While success in these bipartisan pension reform talks is not guaranteed, that they are taking place at all within a consensus about the nature of the demographic challenge and need for generationally fair reform sets Germany ahead of its G7 partners. If Germany succeeds in implanting the principle that pension benefits must be scaled back to avoid increasing the tax burden on the young, Germany's attractiveness as a destination for capital investment will rise markedly.

In general, we find that when rates of reform are equal, the country with the lowest generational tax burden is favored by capital. But when a country accelerates meaningful reforms, it can overtake a country whose reform efforts lag, even if the quickly-reforming country has a larger overall burden to begin with. This is why investors are likely to increasingly reward Germany with capital flows if its pension reform negotiation, along with tax reform, advance this year.

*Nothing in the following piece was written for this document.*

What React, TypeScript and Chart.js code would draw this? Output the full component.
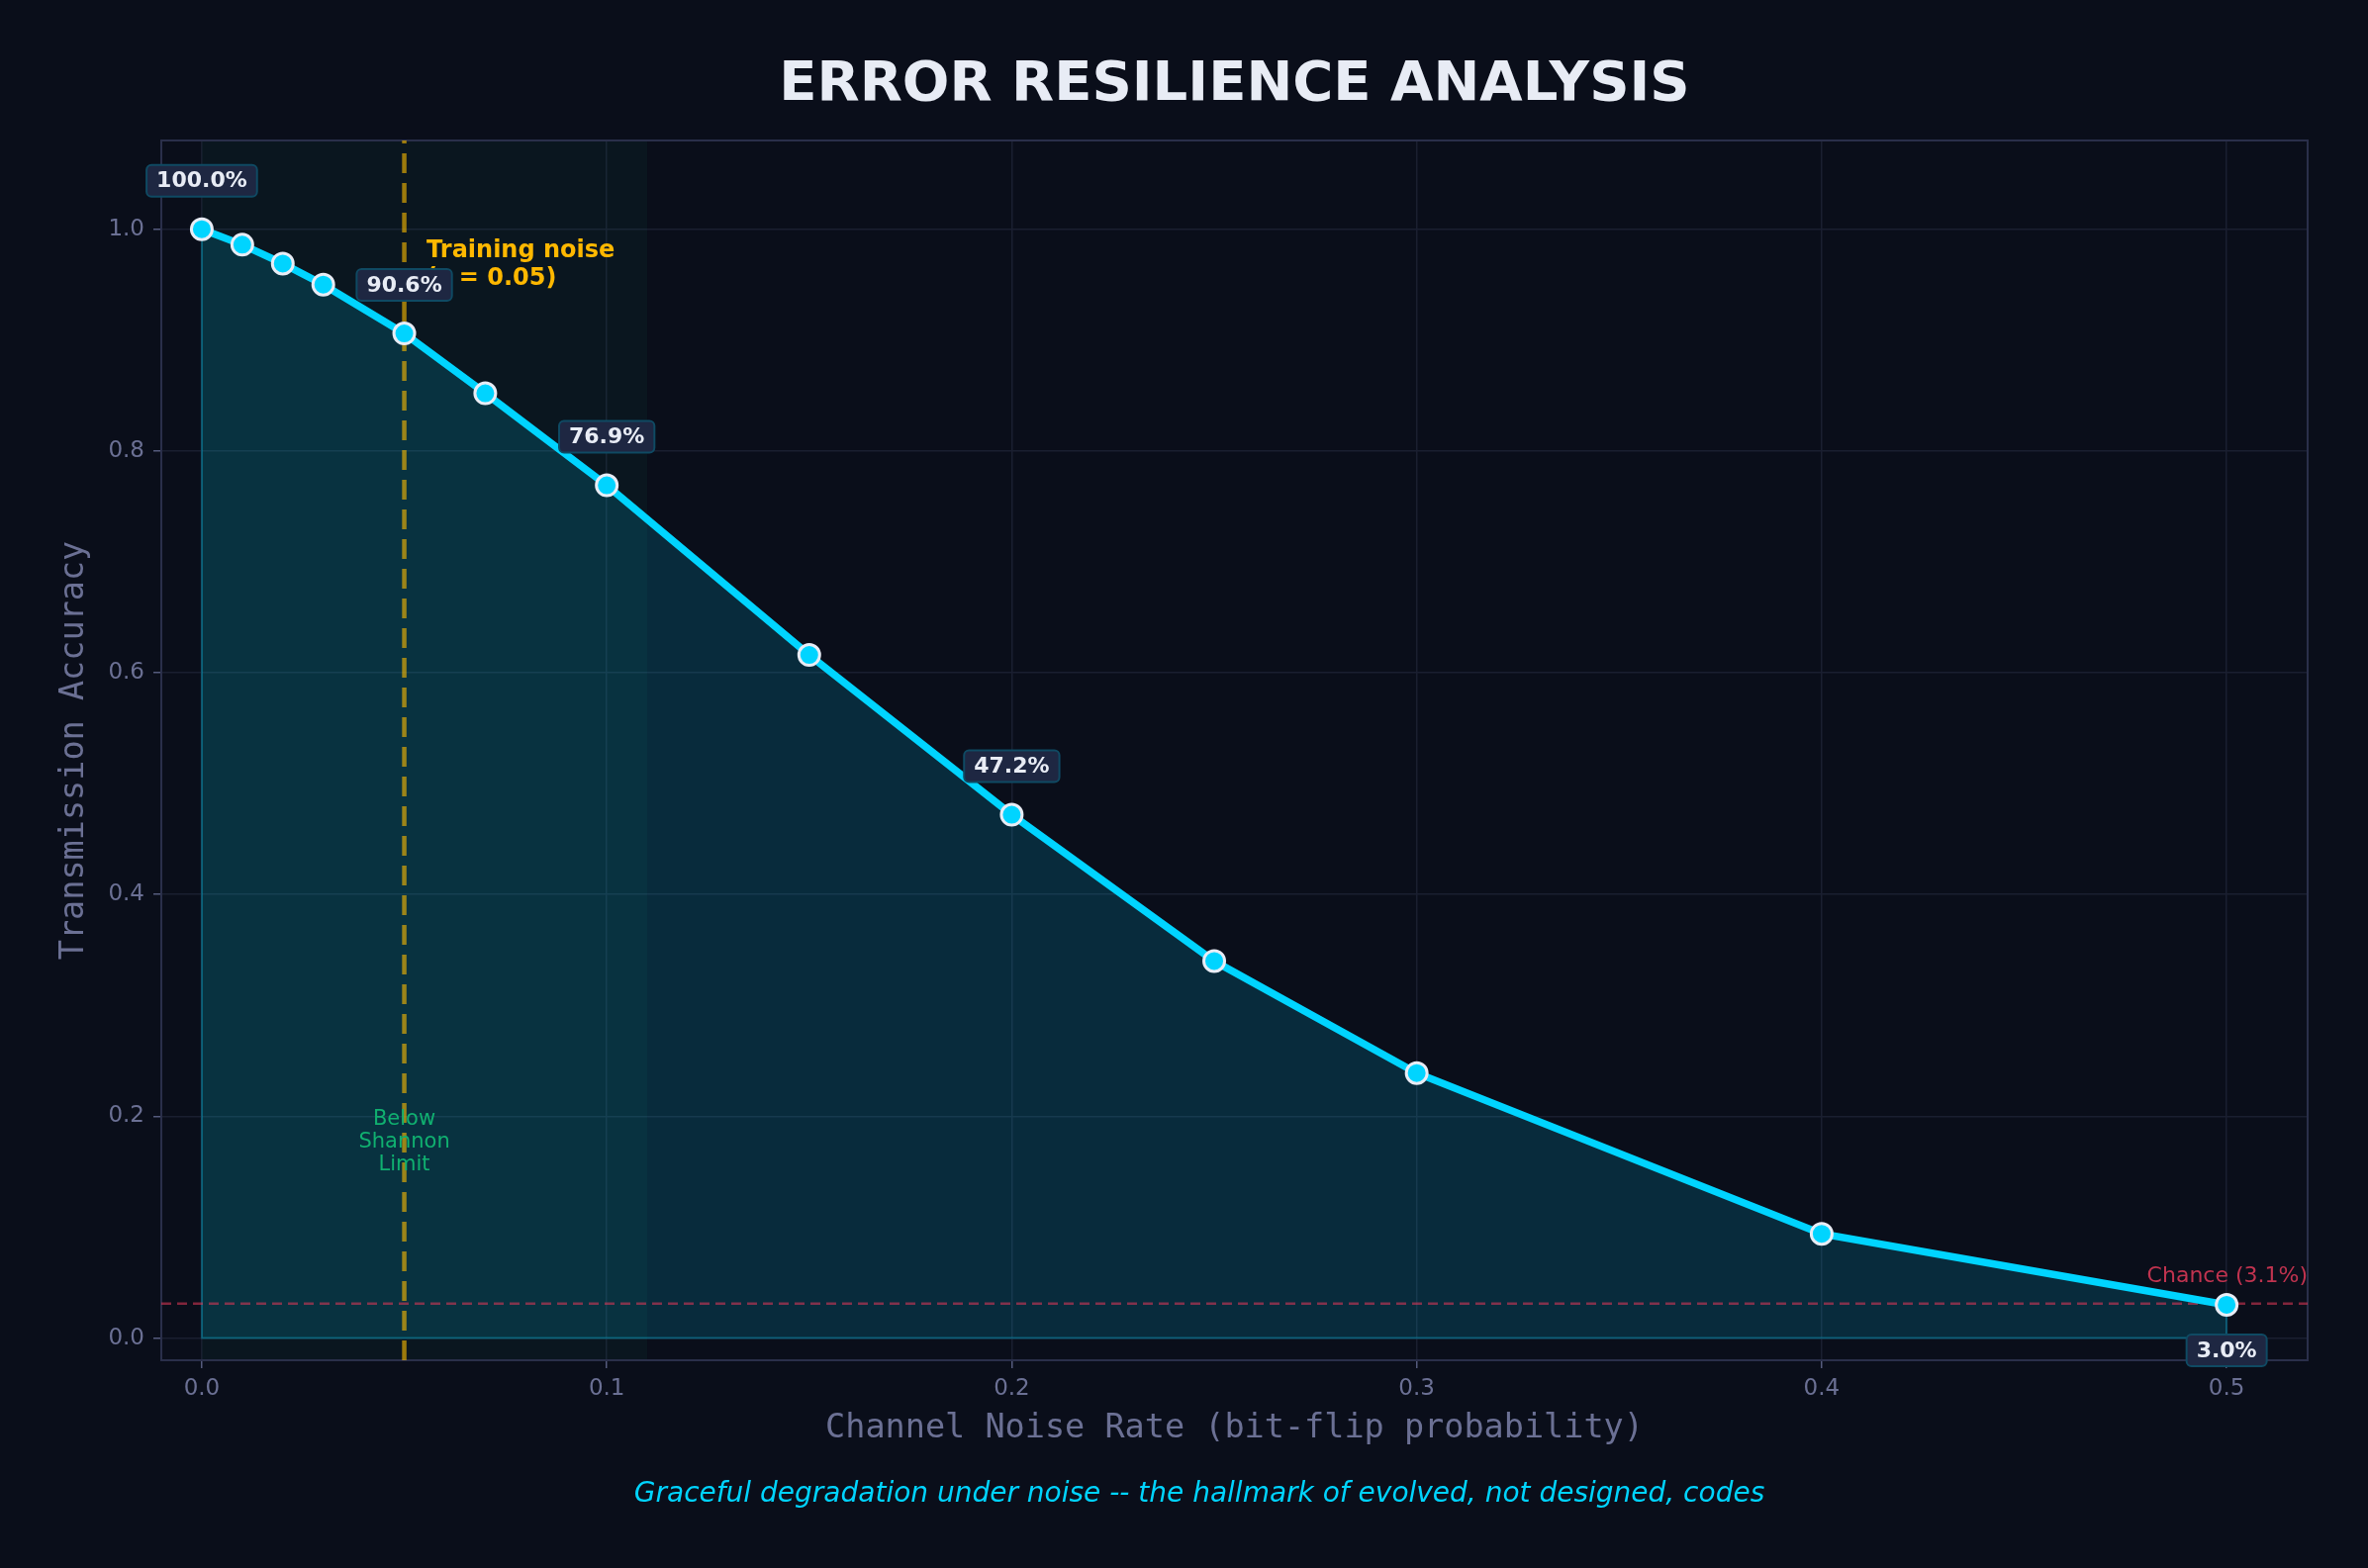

Too many Americans dismiss European voters and leaders as being hopelessly saddled with old-line, statist views. These Americans need to take another look. The threads of new thinking that will fashion a stronger economic fabric are evident everywhere.

The new common currency, ably administered by the ECB, will continue to foster pressure within Europe for increased competition. A single currency and price stability are liberating. They facilitate movement, individual action, and entrepreneurial risk-taking.

The single market puts people, companies, and governments into competition with each other in a way that can only result in increased efficiency and growth. Clearly much remains to be done, but no one - especially Americans - should be blind to the new thinking emerging in Europe and the potential it holds.

While it may be premature to proclaim attainment of a European new economy, Europe is beginning to dismantle its structural rigidities and release its enormous physical, capital and labor endowments to be used more productively. When the thinking and policies advocated by younger leaders like Oswald Metzger and Christian Noyer are universally accepted, Europe will give the United States a run for its money.